5.6) Find and run the best parameters set of each scenario
The next script finds the best parameters set of each model by comparing the average log-likelihoods and selecting the lowest one (see main manuscript). The script then launches a simulation with N=1,000 repetitions. Run the following command line in a terminal:
sh B_run_best_models.sh
Resulting files will be saved in the folder 3_best_models
.
5.7) Compute performance metrics distributions
To compute the various performance metrics associated to each calibrated model (see main manuscript), run the following scripts:
sh C_compute_evaluation_distributions.sh
And:
sh D_compute_complete_evaluation_distributions.sh
This operation could also take some time.

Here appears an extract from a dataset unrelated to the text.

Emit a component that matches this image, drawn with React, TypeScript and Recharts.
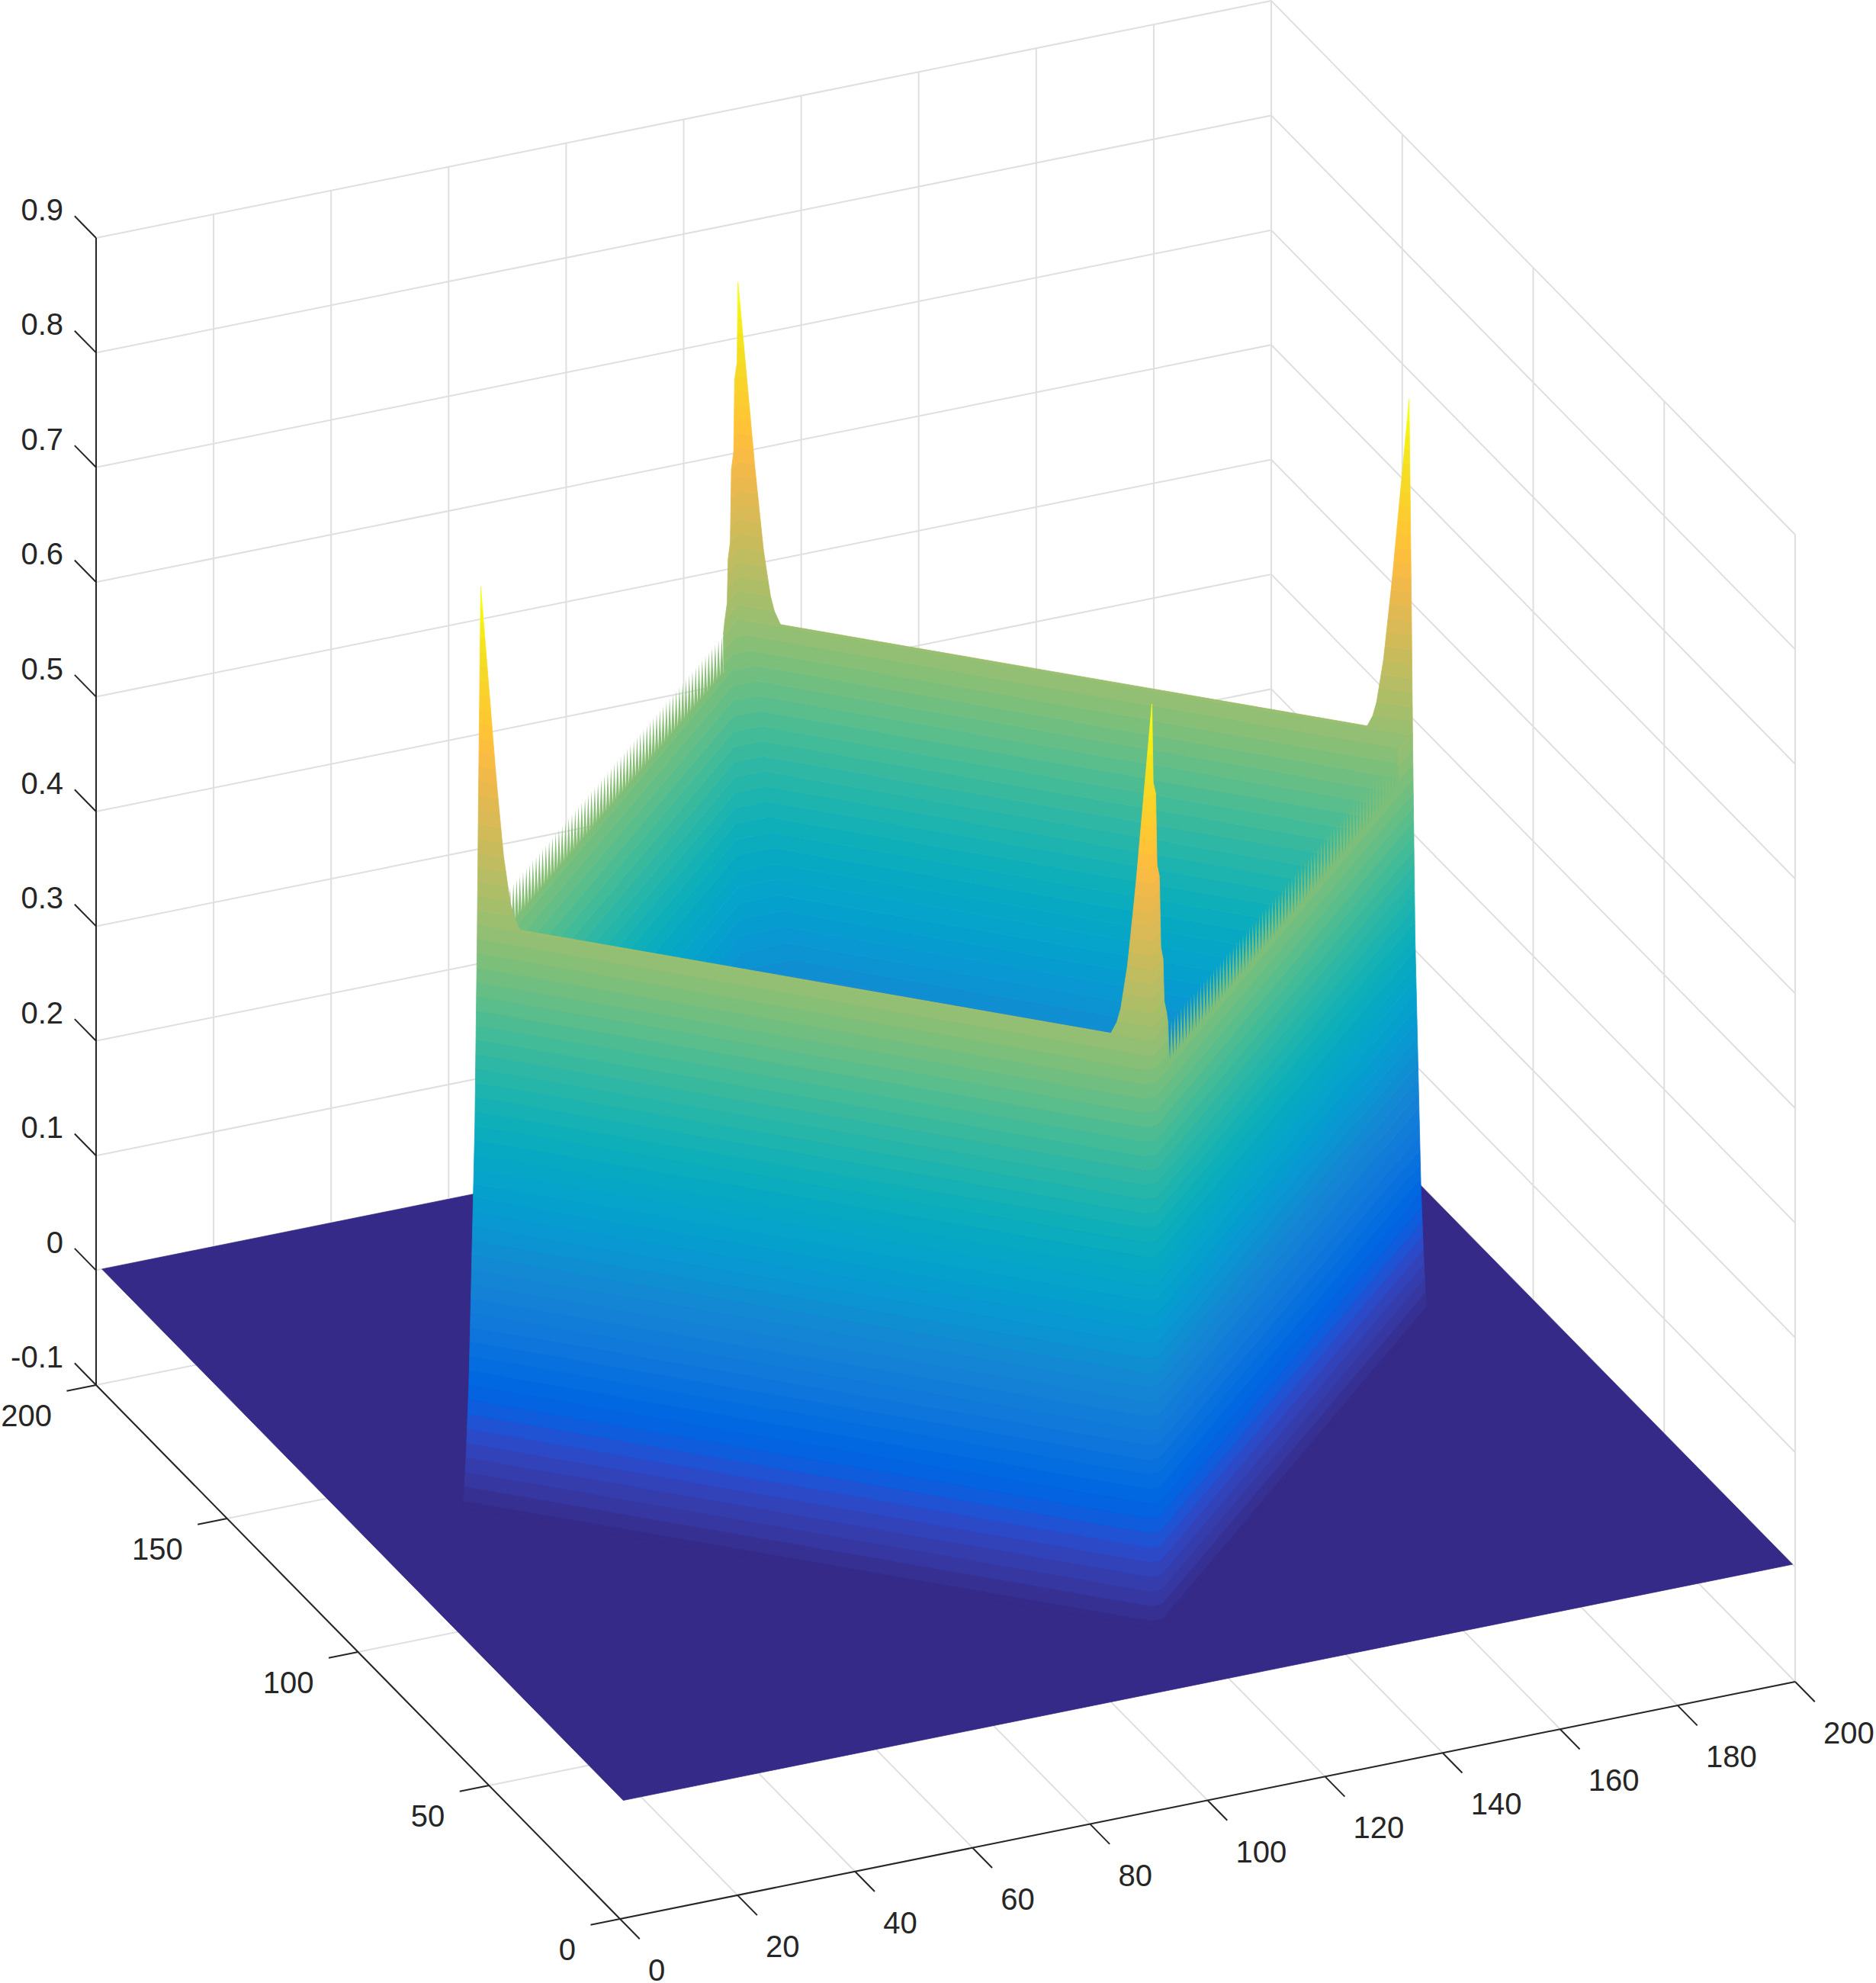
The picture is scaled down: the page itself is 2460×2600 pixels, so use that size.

Resulting files will be saved in the folders 4_models_evaluation
and 5_models_complete_evaluation
.
5.8) Generate the figures of the manuscript
To generate the figures of this manuscript, simply execute the following script (the Unix libraries poppler, pdf2svg and ImageMagick are needed, as well as the R-packages ggplot2, cowplot, sf, ggpubr, viridis and scales):
sh E_generate_figures.sh
All the figures are saved in the folder figures
. The AnimationS1 gif is saved in the folder gif
.
5.9) Convert figures
To convert figures in png and svg format, run:
sh F_convert_figures.sh
Converted figures are saved in the folder figures.